**WORK TO DO:** Print exactly the lines from the first one down to the line containing "(l4) at (966,438)", both ends included, with no pictures and nothing else.
── INFORMATION SHOWN
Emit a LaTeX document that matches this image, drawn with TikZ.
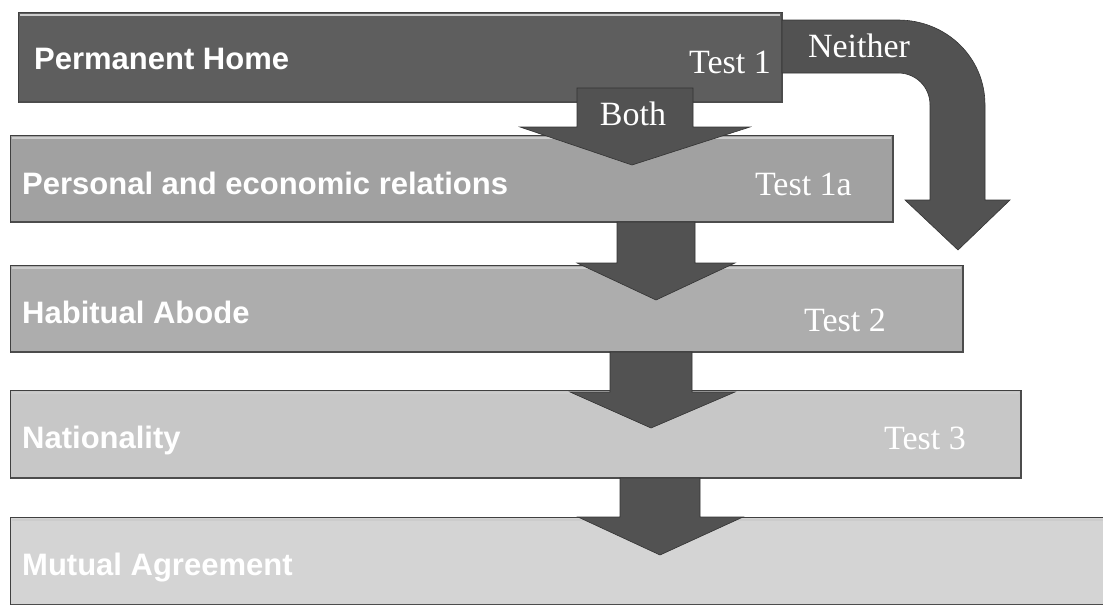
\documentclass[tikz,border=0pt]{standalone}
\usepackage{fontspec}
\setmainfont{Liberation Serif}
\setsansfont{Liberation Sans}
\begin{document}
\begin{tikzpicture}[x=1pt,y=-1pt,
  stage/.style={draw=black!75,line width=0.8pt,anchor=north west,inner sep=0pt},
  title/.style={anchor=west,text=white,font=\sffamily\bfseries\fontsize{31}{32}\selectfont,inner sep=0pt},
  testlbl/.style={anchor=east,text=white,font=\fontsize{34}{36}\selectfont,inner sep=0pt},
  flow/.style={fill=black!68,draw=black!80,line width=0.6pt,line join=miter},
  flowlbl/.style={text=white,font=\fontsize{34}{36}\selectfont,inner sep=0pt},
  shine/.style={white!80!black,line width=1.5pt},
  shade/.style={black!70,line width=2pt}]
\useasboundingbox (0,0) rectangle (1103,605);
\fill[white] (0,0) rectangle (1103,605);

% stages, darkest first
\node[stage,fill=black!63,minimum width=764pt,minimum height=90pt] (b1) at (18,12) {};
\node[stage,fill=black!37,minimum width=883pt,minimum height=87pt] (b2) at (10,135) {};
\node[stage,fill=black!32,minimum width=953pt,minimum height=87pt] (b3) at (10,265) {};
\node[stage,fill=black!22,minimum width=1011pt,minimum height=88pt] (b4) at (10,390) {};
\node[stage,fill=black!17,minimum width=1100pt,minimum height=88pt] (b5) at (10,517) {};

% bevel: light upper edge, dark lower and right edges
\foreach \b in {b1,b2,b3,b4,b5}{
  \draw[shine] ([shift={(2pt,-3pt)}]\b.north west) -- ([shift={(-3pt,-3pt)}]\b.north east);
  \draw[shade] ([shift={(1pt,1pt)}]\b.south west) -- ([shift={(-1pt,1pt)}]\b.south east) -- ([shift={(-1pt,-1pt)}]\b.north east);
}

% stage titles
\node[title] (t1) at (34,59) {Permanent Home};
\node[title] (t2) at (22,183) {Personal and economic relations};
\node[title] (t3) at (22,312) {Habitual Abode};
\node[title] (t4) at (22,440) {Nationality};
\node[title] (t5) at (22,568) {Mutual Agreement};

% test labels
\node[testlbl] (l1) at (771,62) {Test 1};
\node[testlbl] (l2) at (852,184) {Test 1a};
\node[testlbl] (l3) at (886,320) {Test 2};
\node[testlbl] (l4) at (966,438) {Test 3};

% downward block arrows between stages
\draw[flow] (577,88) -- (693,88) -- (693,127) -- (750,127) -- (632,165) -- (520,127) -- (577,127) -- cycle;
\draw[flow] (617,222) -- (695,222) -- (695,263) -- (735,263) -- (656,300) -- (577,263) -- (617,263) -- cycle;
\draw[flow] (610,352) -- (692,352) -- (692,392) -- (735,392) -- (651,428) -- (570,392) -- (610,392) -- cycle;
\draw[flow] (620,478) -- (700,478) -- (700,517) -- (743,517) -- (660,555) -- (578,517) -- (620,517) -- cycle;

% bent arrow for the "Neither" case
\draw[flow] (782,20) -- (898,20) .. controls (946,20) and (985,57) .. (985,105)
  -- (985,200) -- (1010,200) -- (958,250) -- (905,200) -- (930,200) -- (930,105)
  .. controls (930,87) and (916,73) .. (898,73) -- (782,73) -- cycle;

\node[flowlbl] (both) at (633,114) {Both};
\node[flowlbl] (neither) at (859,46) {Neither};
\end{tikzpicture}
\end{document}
────
**OUTPUT FOR THIS EXERCISE:**
Emit a LaTeX document that matches this image, drawn with TikZ.
\documentclass[tikz,border=0pt]{standalone}
\usepackage{fontspec}
\setmainfont{Liberation Serif}
\setsansfont{Liberation Sans}
\begin{document}
\begin{tikzpicture}[x=1pt,y=-1pt,
  stage/.style={draw=black!75,line width=0.8pt,anchor=north west,inner sep=0pt},
  title/.style={anchor=west,text=white,font=\sffamily\bfseries\fontsize{31}{32}\selectfont,inner sep=0pt},
  testlbl/.style={anchor=east,text=white,font=\fontsize{34}{36}\selectfont,inner sep=0pt},
  flow/.style={fill=black!68,draw=black!80,line width=0.6pt,line join=miter},
  flowlbl/.style={text=white,font=\fontsize{34}{36}\selectfont,inner sep=0pt},
  shine/.style={white!80!black,line width=1.5pt},
  shade/.style={black!70,line width=2pt}]
\useasboundingbox (0,0) rectangle (1103,605);
\fill[white] (0,0) rectangle (1103,605);

% stages, darkest first
\node[stage,fill=black!63,minimum width=764pt,minimum height=90pt] (b1) at (18,12) {};
\node[stage,fill=black!37,minimum width=883pt,minimum height=87pt] (b2) at (10,135) {};
\node[stage,fill=black!32,minimum width=953pt,minimum height=87pt] (b3) at (10,265) {};
\node[stage,fill=black!22,minimum width=1011pt,minimum height=88pt] (b4) at (10,390) {};
\node[stage,fill=black!17,minimum width=1100pt,minimum height=88pt] (b5) at (10,517) {};

% bevel: light upper edge, dark lower and right edges
\foreach \b in {b1,b2,b3,b4,b5}{
  \draw[shine] ([shift={(2pt,-3pt)}]\b.north west) -- ([shift={(-3pt,-3pt)}]\b.north east);
  \draw[shade] ([shift={(1pt,1pt)}]\b.south west) -- ([shift={(-1pt,1pt)}]\b.south east) -- ([shift={(-1pt,-1pt)}]\b.north east);
}

% stage titles
\node[title] (t1) at (34,59) {Permanent Home};
\node[title] (t2) at (22,183) {Personal and economic relations};
\node[title] (t3) at (22,312) {Habitual Abode};
\node[title] (t4) at (22,440) {Nationality};
\node[title] (t5) at (22,568) {Mutual Agreement};

% test labels
\node[testlbl] (l1) at (771,62) {Test 1};
\node[testlbl] (l2) at (852,184) {Test 1a};
\node[testlbl] (l3) at (886,320) {Test 2};
\node[testlbl] (l4) at (966,438) {Test 3};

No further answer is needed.